DHS  announced in October, 2014 that it is checking anything and everything which contains a programmable chip like pacemakers, defibrillators, bedside intravenous fluid pumps, scanners and hospital networks etc.

Members of DHS’s Industrial Control Systems Cyber Emergency Response Team (ICS-CERT) say that a heart pump by Hospira and cardiac implants by Medtronic and St Jude Medical all have security flaws that could make them vulnerable to external hacking.

Forensic medicine and security specialists to develop software to spot if pacemakers have been hacked

Now forensic medicine and security specialists have joined forces to develop software which can tell a pathologist if a pacemaker has been interfered with causing any fatality.   Sujeet Shenoi, a computer security engineer at the University of Tulsa in Oklahoma, told New Scientist:

“The problem is that there has to be a way to access these very small, simple devices to reconfigure them, change their settings and patch the software. “That means there are a nay number of ways to compromise them and their firmware. “The medical device manufacturers are not working hard behind the scenes to stop this happening.”

To create software which monitors unusual activity, the researchers have drawn up a list of medical events that could lead to the death of a person with an implanted defibrillator – a device which helps the heart beat more rhythmically through a series of shocks. They included sending a series of quick shocks to accelerate the heartbeat and cause a fatal arrhythmia or reprogramming the device so that it does not kick in when required.

A pathologist can then examine the defibrillator after death to see if any of the scenarios which could cause a lethal attack had taken place. If something untoward was spotted, an investigation could begin. “That would be proof against everything but a malicious pathologist,” said Noureddine Boudriga, a cryptographer at the University of Carthage in Tunisia.

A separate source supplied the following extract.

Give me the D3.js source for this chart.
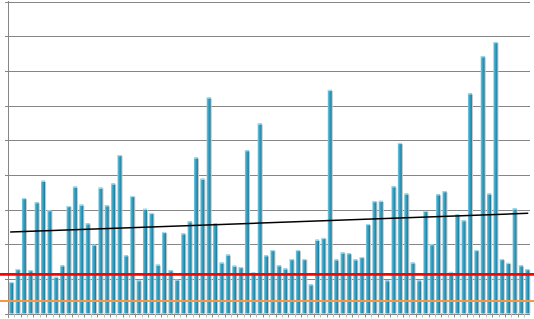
<!DOCTYPE html>
<html>
<head>
<meta charset="utf-8">
<script src="https://cdnjs.cloudflare.com/ajax/libs/d3/7.8.5/d3.min.js"></script>
<style>
  html, body { margin: 0; padding: 0; background: #fff; }
  svg { display: block; }
</style>
</head>
<body>
<div id="chart"></div>
<script>
// valeurs (unités arbitraires, une ligne de grille = 100)
const values = [
  91, 128, 333, 125, 321, 383, 298, 106, 139, 310,
  366, 314, 260, 199, 363, 312, 375, 457, 168, 339,
  96, 302, 290, 141, 235, 125, 98, 231, 266, 450,
  389, 623, 260, 147, 170, 138, 134, 471, 118, 548,
  168, 183, 139, 130, 157, 183, 157, 84, 213, 218,
  645, 156, 176, 174, 156, 163, 258, 324, 325, 96,
  367, 492, 346, 147, 96, 296, 200, 344, 353, 120,
  286, 269, 635, 183, 742, 346, 783, 157, 146, 303,
  139, 128
];
const categories = values.map((d, i) => i + 1);
const yTicks = [0, 100, 200, 300, 400, 500, 600, 700, 800, 900];
const redLevel = 113;
const orangeLevel = 36;
const trendEnds = [235, 289]; // début et fin de la tendance

const width = 534, height = 319;
const svg = d3.select('#chart').append('svg')
  .attr('width', width)
  .attr('height', height);

const x = d3.scaleBand()
  .domain(categories)
  .range([8, 530.4])
  .paddingInner(0.37)
  .paddingOuter(0.18);

const y = d3.scaleLinear()
  .domain([0, 900])
  .range([313.5, 1.5]);

const defs = svg.append('defs');
const grad = defs.append('linearGradient')
  .attr('id', 'barGrad')
  .attr('x1', '0%').attr('x2', '100%').attr('y1', '0%').attr('y2', '0%');
grad.append('stop').attr('offset', '0%').attr('stop-color', '#7fd0e6');
grad.append('stop').attr('offset', '35%').attr('stop-color', '#3fa9ca');
grad.append('stop').attr('offset', '75%').attr('stop-color', '#2a8db0');
grad.append('stop').attr('offset', '100%').attr('stop-color', '#1f6f8c');

// grille horizontale
svg.append('g')
  .selectAll('line')
  .data(yTicks)
  .join('line')
  .attr('x1', 5)
  .attr('x2', 530)
  .attr('y1', d => Math.round(y(d)) + 0.5)
  .attr('y2', d => Math.round(y(d)) + 0.5)
  .attr('stroke', '#868686')
  .attr('stroke-width', 1);

// axe vertical
svg.append('line')
  .attr('x1', 8.5).attr('x2', 8.5)
  .attr('y1', 1).attr('y2', 318)
  .attr('stroke', '#868686');

// graduations du bas (entre les catégories)
const step = x.step();
svg.append('g')
  .selectAll('line')
  .data(categories)
  .join('line')
  .attr('x1', d => Math.round(x(d) - step * 0.18) + 0.5)
  .attr('x2', d => Math.round(x(d) - step * 0.18) + 0.5)
  .attr('y1', y(0))
  .attr('y2', y(0) + 4)
  .attr('stroke', (d, i) => i % 2 ? '#bdbdbd' : '#8c8c8c');

const bw = x.bandwidth();

// ombre des barres
svg.append('g')
  .selectAll('rect')
  .data(values)
  .join('rect')
  .attr('x', (d, i) => x(categories[i]) + bw - 0.2)
  .attr('y', d => y(d) + 1)
  .attr('width', 1.3)
  .attr('height', d => y(0) - y(d) - 1)
  .attr('fill', '#c8c8c8');

// barres
svg.append('g')
  .selectAll('rect')
  .data(values)
  .join('rect')
  .attr('x', (d, i) => x(categories[i]))
  .attr('y', d => y(d))
  .attr('width', bw)
  .attr('height', d => y(0) - y(d))
  .attr('fill', 'url(#barGrad)');

// reflet en haut des barres
svg.append('g')
  .selectAll('rect')
  .data(values)
  .join('rect')
  .attr('x', (d, i) => x(categories[i]))
  .attr('y', d => y(d))
  .attr('width', bw)
  .attr('height', 1.2)
  .attr('fill', '#9fe0f0');

// ligne rouge et ligne orange
svg.append('line')
  .attr('x1', 0).attr('x2', width)
  .attr('y1', y(redLevel)).attr('y2', y(redLevel))
  .attr('stroke', '#ff0000')
  .attr('stroke-width', 2.6);

svg.append('line')
  .attr('x1', 0).attr('x2', width)
  .attr('y1', y(orangeLevel)).attr('y2', y(orangeLevel))
  .attr('stroke', '#f79646')
  .attr('stroke-width', 2.2);

// tendance
const first = categories[0], last = categories[categories.length - 1];
svg.append('line')
  .attr('x1', x(first) + bw / 2 - 1)
  .attr('x2', x(last) + bw / 2 + 1)
  .attr('y1', y(trendEnds[0]))
  .attr('y2', y(trendEnds[1]))
  .attr('stroke', '#000')
  .attr('stroke-width', 1.5);
</script>
</body>
</html>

In a post-mortem examination, the new software could identify whether a pacemaker was remotely ordered to produce changes that led to a heart attack. The program could be altered, said the team, to work with any other medical device. Furthermore, the team suggested that on future devices, protections be implemented to keep the devices’ service and operations data safe from external tampering.

Nonetheless, former Vice President Dick Cheney had all forms of wireless access to his own pacemaker deactivated before the device was implanted into his own chest.